» Provided data:
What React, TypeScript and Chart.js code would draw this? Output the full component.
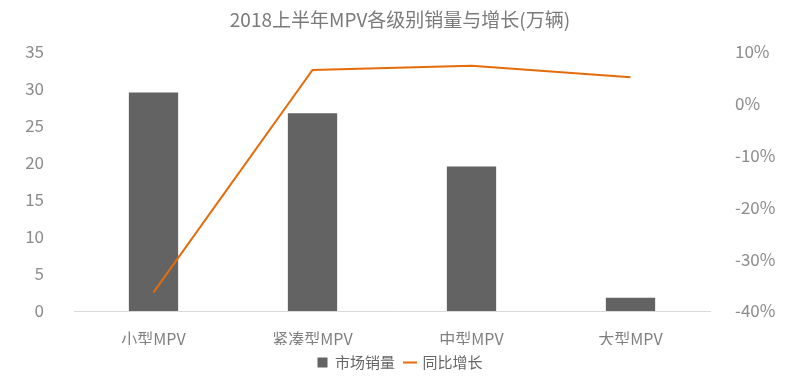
==
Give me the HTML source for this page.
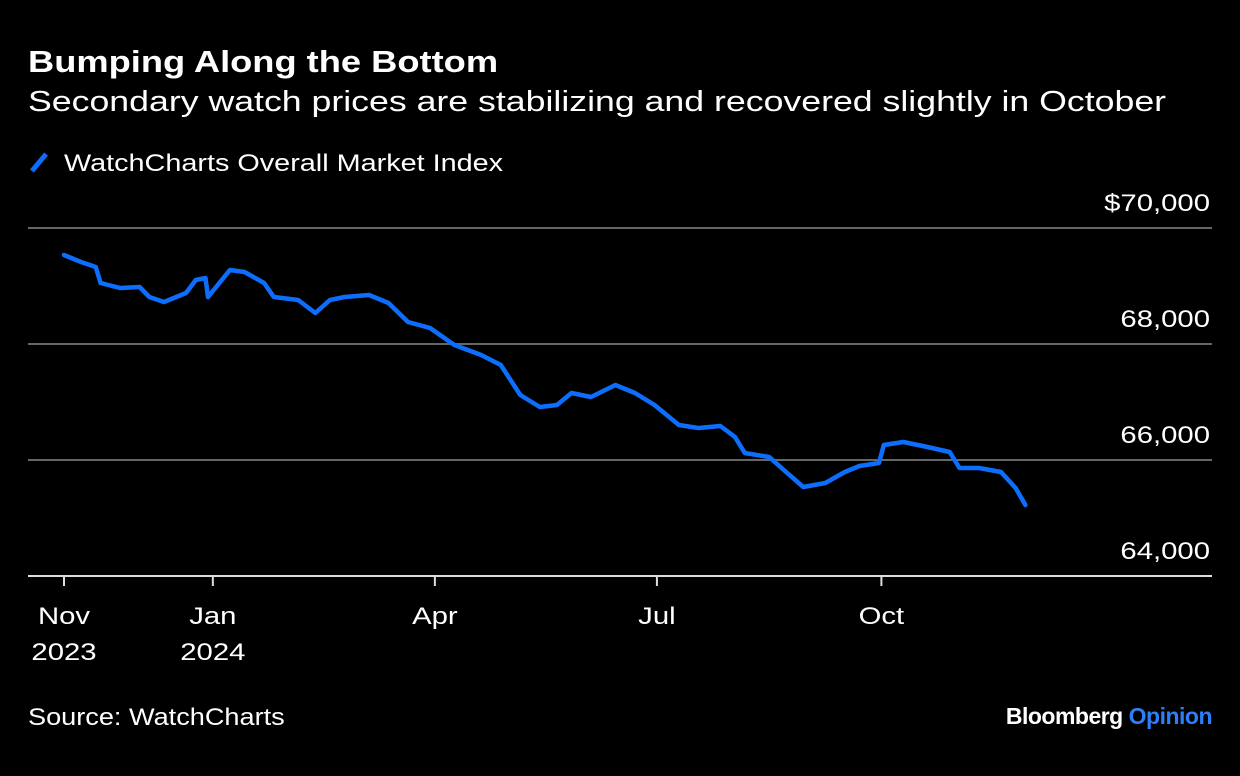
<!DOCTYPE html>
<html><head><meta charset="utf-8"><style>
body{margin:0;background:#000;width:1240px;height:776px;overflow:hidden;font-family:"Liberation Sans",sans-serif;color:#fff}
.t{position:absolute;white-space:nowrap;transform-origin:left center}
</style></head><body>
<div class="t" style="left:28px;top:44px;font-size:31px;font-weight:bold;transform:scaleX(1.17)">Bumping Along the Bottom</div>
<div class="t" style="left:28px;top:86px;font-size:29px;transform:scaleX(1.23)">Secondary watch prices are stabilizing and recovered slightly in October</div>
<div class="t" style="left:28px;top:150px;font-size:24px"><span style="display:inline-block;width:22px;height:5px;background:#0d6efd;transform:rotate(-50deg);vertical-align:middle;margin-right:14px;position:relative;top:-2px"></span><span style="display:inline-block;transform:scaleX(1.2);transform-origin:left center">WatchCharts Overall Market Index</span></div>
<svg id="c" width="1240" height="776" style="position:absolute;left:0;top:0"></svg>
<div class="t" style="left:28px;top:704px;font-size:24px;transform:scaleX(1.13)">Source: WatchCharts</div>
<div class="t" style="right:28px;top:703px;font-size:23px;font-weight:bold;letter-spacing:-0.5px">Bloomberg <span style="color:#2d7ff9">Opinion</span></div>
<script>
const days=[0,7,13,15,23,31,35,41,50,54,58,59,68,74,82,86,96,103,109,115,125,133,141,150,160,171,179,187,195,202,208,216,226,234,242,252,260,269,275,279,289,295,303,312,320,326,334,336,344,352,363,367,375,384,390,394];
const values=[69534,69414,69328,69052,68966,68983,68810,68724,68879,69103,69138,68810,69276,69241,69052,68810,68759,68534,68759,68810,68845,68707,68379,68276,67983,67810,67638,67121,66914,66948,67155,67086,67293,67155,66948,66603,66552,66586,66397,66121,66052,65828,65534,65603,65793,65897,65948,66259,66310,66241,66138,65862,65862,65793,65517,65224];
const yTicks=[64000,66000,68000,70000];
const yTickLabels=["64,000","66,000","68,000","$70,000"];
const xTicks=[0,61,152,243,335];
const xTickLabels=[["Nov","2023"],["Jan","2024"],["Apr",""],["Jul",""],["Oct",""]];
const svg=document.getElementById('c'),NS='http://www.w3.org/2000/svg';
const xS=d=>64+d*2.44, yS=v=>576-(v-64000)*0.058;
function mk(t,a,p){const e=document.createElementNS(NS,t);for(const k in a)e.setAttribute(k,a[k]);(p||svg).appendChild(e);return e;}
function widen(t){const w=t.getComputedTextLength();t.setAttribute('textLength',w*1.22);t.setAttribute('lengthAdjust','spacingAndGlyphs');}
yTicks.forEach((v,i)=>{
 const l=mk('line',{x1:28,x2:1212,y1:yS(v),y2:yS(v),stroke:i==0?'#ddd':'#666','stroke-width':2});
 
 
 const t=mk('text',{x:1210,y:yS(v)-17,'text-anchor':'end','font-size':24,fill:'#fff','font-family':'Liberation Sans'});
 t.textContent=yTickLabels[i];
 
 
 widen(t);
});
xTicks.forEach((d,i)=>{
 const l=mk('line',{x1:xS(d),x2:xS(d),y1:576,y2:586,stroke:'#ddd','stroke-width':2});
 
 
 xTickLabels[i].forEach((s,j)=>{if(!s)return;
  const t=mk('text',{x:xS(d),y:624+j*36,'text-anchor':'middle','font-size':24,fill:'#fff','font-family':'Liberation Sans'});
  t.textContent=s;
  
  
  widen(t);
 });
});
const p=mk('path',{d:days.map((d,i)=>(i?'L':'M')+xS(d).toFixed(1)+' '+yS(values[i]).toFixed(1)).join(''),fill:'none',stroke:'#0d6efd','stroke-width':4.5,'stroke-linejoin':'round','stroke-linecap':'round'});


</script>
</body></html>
==
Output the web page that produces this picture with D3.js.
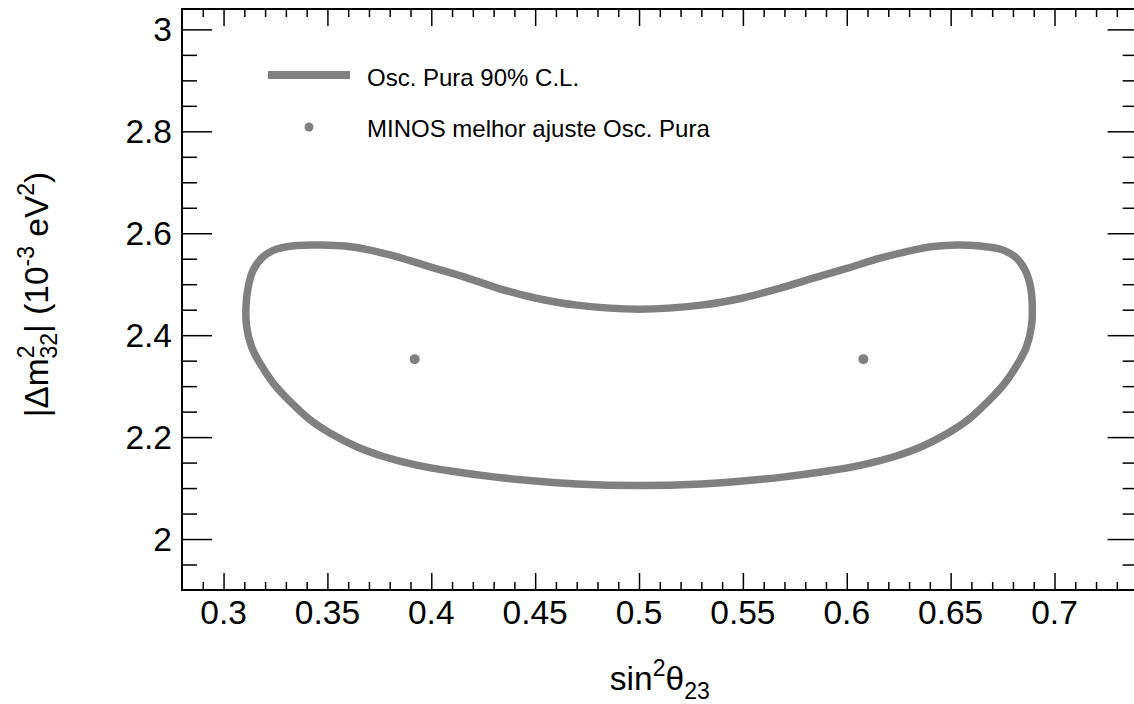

» Task statement:
Copy every line from the records above that contains the word "Output".

» Result:
What React, TypeScript and Chart.js code would draw this? Output the full component.
Output the web page that produces this picture with D3.js.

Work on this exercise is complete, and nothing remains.